Cross-Encoders are the precision instruments of AI search. While bi-encoders (used for initial retrieval) encode queries and documents separately, cross-encoders see both together—enabling deep understanding of how well a document answers a specific query. This is why they’re used in reranking: when precision matters most.
How Cross-Encoders Work
- Joint Input: Query and document are concatenated and fed together into the transformer.
- Full Attention: Every query token can attend to every document token and vice versa.
- Relevance Score: Output is a single score indicating how well the document matches the query.
- No Pre-computation: Unlike bi-encoders, document representations can’t be pre-computed.
Cross-Encoder vs Bi-Encoder
| Aspect | Cross-Encoder | Bi-Encoder |
|---|---|---|
| Input | Query + Doc together | Query and Doc separate |
| Accuracy | Higher | Lower |
| Speed | Slow (can’t pre-compute) | Fast (pre-computed embeddings) |
| Use Case | Reranking top results | Initial retrieval |
| Scale | Top 100-1000 candidates | Millions of documents |
Why Cross-Encoders Matter for AI-SEO
- Final Selection: Cross-encoders often make the final decision about which content gets cited.
- Deep Relevance: They understand nuanced query-document relationships—surface-level relevance isn’t enough.
- Quality Bar: Content must genuinely answer the query, not just be topically related.

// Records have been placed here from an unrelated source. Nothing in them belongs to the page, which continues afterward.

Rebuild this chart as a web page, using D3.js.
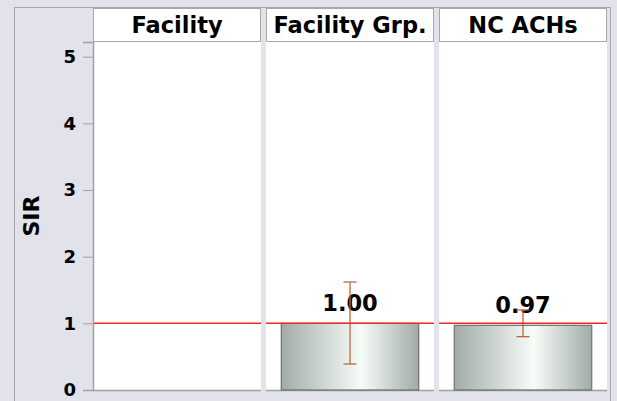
<!DOCTYPE html>
<html>
<head>
<meta charset="utf-8">
<script src="https://cdn.jsdelivr.net/npm/d3@7"></script>
<style>
  html, body { margin: 0; padding: 0; background: #e2e2eb; }
  svg { display: block; font-family: "DejaVu Sans", sans-serif; }
</style>
</head>
<body>
<div id="chart"></div>
<script>
// chart values
const categories = ['Facility', 'Facility Grp.', 'NC ACHs'];
const sirValues = [null, 1.00, 0.97];
const lowerCI = [null, 0.39, 0.80];
const upperCI = [null, 1.62, 1.20];
const yTicks = [0, 1, 2, 3, 4, 5];
const refValue = 1;

const width = 617;
const height = 401;
const margin = { top: 42, right: 10, bottom: 11, left: 93 };

const svg = d3.select('#chart').append('svg')
  .attr('width', width)
  .attr('height', height);

// gradient for the bars
const grad = svg.append('defs').append('linearGradient')
  .attr('id', 'barGrad')
  .attr('x1', '0%').attr('x2', '100%').attr('y1', '0%').attr('y2', '0%');
grad.append('stop').attr('offset', '0%').attr('stop-color', '#a3aba6');
grad.append('stop').attr('offset', '58%').attr('stop-color', '#f6fdf8');
grad.append('stop').attr('offset', '100%').attr('stop-color', '#a3aba6');

// outer frame
svg.append('rect')
  .attr('x', 14.5).attr('y', 7.5)
  .attr('width', 596).attr('height', 420)
  .attr('fill', '#e2e2eb')
  .attr('stroke', '#a4a4ac');

const x = d3.scaleBand()
  .domain(categories)
  .range([margin.left, width - margin.right])
  .paddingInner(0.029);

const xInner = d3.scaleBand()
  .domain([0])
  .range([0, x.bandwidth()])
  .padding(0.1);

const y = d3.scaleLinear()
  .domain([0, 5.22])
  .range([height - margin.bottom, margin.top]);

const panels = svg.selectAll('g.panel')
  .data(categories)
  .join('g')
  .attr('class', 'panel')
  .attr('transform', d => 'translate(' + x(d) + ',0)');

// white plot area
panels.append('rect')
  .attr('x', 0).attr('y', y.range()[1])
  .attr('width', x.bandwidth())
  .attr('height', y.range()[0] - y.range()[1])
  .attr('fill', '#fff');

// header strip
panels.append('rect')
  .attr('x', 0.5).attr('y', 8.5)
  .attr('width', x.bandwidth() - 1).attr('height', margin.top - 9)
  .attr('fill', '#fff')
  .attr('stroke', '#a8a8a8');

panels.append('text')
  .attr('x', x.bandwidth() / 2)
  .attr('y', 33)
  .attr('text-anchor', 'middle')
  .attr('font-weight', 'bold')
  .attr('font-size', 22.5)
  .attr('fill', '#000')
  .text(d => d);

// bottom line of each panel
panels.append('line')
  .attr('x1', 0).attr('x2', x.bandwidth())
  .attr('y1', y(0) + 0.5).attr('y2', y(0) + 0.5)
  .attr('stroke', '#a0a0a0')
  .attr('stroke-width', 1.5);

const rows = categories.map((c, i) => ({
  cat: c, v: sirValues[i], lo: lowerCI[i], hi: upperCI[i]
})).filter(d => d.v != null);

const marks = svg.selectAll('g.mark')
  .data(rows)
  .join('g')
  .attr('class', 'mark')
  .attr('transform', d => 'translate(' + x(d.cat) + ',0)');

marks.append('rect')
  .attr('x', xInner(0))
  .attr('y', d => y(d.v))
  .attr('width', xInner.bandwidth())
  .attr('height', d => y(0) - y(d.v))
  .attr('fill', 'url(#barGrad)')
  .attr('stroke', '#6e706f')
  .attr('stroke-width', 1.2);

// reference line, over the bars
svg.selectAll('line.ref')
  .data(categories)
  .join('line')
  .attr('class', 'ref')
  .attr('x1', d => x(d)).attr('x2', d => x(d) + x.bandwidth())
  .attr('y1', y(refValue)).attr('y2', y(refValue))
  .attr('stroke', '#f02828')
  .attr('stroke-width', 1.5);

marks.append('text')
  .attr('x', x.bandwidth() / 2)
  .attr('y', d => y(d.v) - 12)
  .attr('text-anchor', 'middle')
  .attr('font-weight', 'bold')
  .attr('font-size', 22.5)
  .attr('fill', '#000')
  .text(d => d.v.toFixed(2));

// error bars
const cx = x.bandwidth() / 2;
const errColor = '#c4623c';
marks.append('line')
  .attr('x1', cx).attr('x2', cx)
  .attr('y1', d => y(d.hi)).attr('y2', d => y(d.lo))
  .attr('stroke', errColor).attr('stroke-width', 1.3);
marks.append('line')
  .attr('x1', cx - 6.5).attr('x2', cx + 6.5)
  .attr('y1', d => y(d.hi)).attr('y2', d => y(d.hi))
  .attr('stroke', errColor).attr('stroke-width', 1.3);
marks.append('line')
  .attr('x1', cx - 6.5).attr('x2', cx + 6.5)
  .attr('y1', d => y(d.lo)).attr('y2', d => y(d.lo))
  .attr('stroke', errColor).attr('stroke-width', 1.3);

// y axis
const yAxis = d3.axisLeft(y)
  .tickValues(yTicks)
  .tickSize(10)
  .tickPadding(7)
  .tickFormat(d3.format('d'));

const gy = svg.append('g')
  .attr('class', 'y axis')
  .attr('transform', 'translate(' + margin.left + ',0)')
  .call(yAxis);

gy.select('.domain').attr('stroke', '#a0a0a0').attr('stroke-width', 1.5);
gy.selectAll('.tick line').attr('stroke', '#a0a0a0');
gy.selectAll('.tick text')
  .attr('font-family', '"DejaVu Sans", sans-serif')
  .attr('font-weight', 'bold')
  .attr('font-size', 18)
  .attr('fill', '#000');

svg.append('text')
  .attr('transform', 'translate(39,' + ((y.range()[0] + y.range()[1]) / 2) + ') rotate(-90)')
  .attr('text-anchor', 'middle')
  .attr('font-weight', 'bold')
  .attr('font-size', 22)
  .attr('fill', '#000')
  .text('SIR');
</script>
</body>
</html>
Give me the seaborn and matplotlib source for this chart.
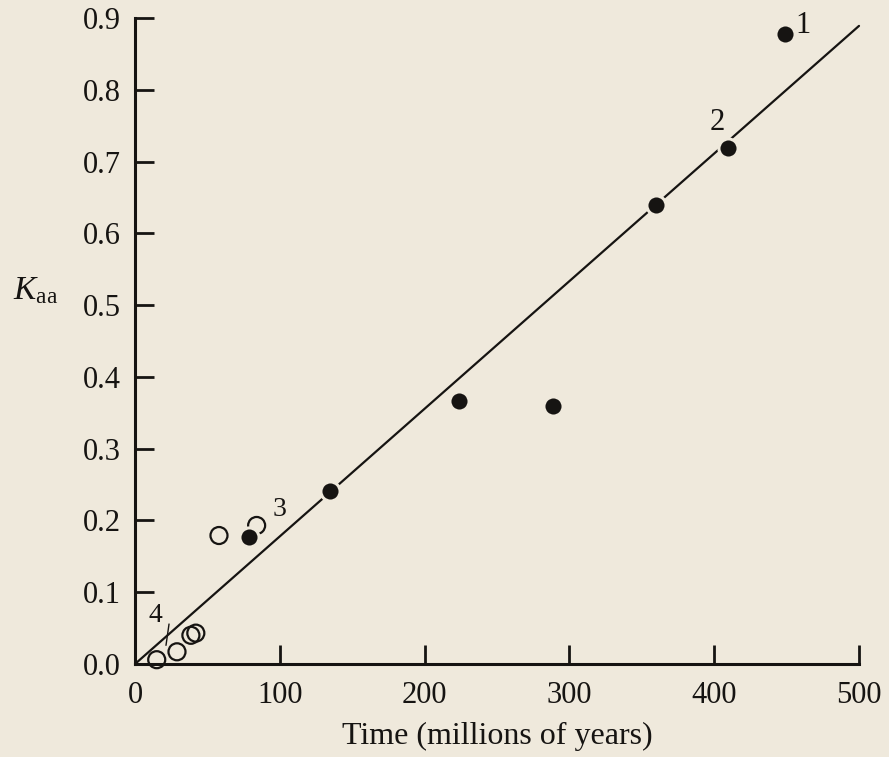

- Reranking Stage: Understanding cross-encoders explains why some retrieved content doesn’t make the final cut.
“Cross-encoders ask: does this document actually answer this query? Not just: is it about the same topic? This is the bar your content must clear.”
Optimizing for Cross-Encoder Evaluation
- Direct Answers: Ensure content directly addresses the query intent, not just related topics.
- Query-Content Alignment: Structure content so key answers are easily matched to likely queries.
- Comprehensive Coverage: Cross-encoders can see if important aspects are missing.
- Clear Statements: Explicit, unambiguous claims score better than vague content.
Related Concepts
- Reranking – Where cross-encoders are primarily used
- Embeddings – Bi-encoder output used for initial retrieval
- Transformer – Architecture cross-encoders are built on
Frequently Asked Questions
Computational cost. Cross-encoders must process each query-document pair individually. For a million documents, that’s a million forward passes. Bi-encoders can pre-compute document embeddings, making retrieval much faster. The solution is two stages: fast initial retrieval, then precise cross-encoder reranking.
Cross-encoders typically outperform bi-encoders significantly on relevance benchmarks. The joint encoding allows them to capture subtle relevance signals that separate embeddings miss. This is why they’re the standard for reranking in production systems.
Sources
- Passage Re-ranking with BERT – Nogueira & Cho, 2019
- Sentence Transformers Cross-Encoder Documentation
Future Outlook
Cross-encoders will become more efficient through distillation and optimized architectures. As they become faster, their use may expand beyond reranking. Content that performs well under cross-encoder evaluation will have increasing advantages.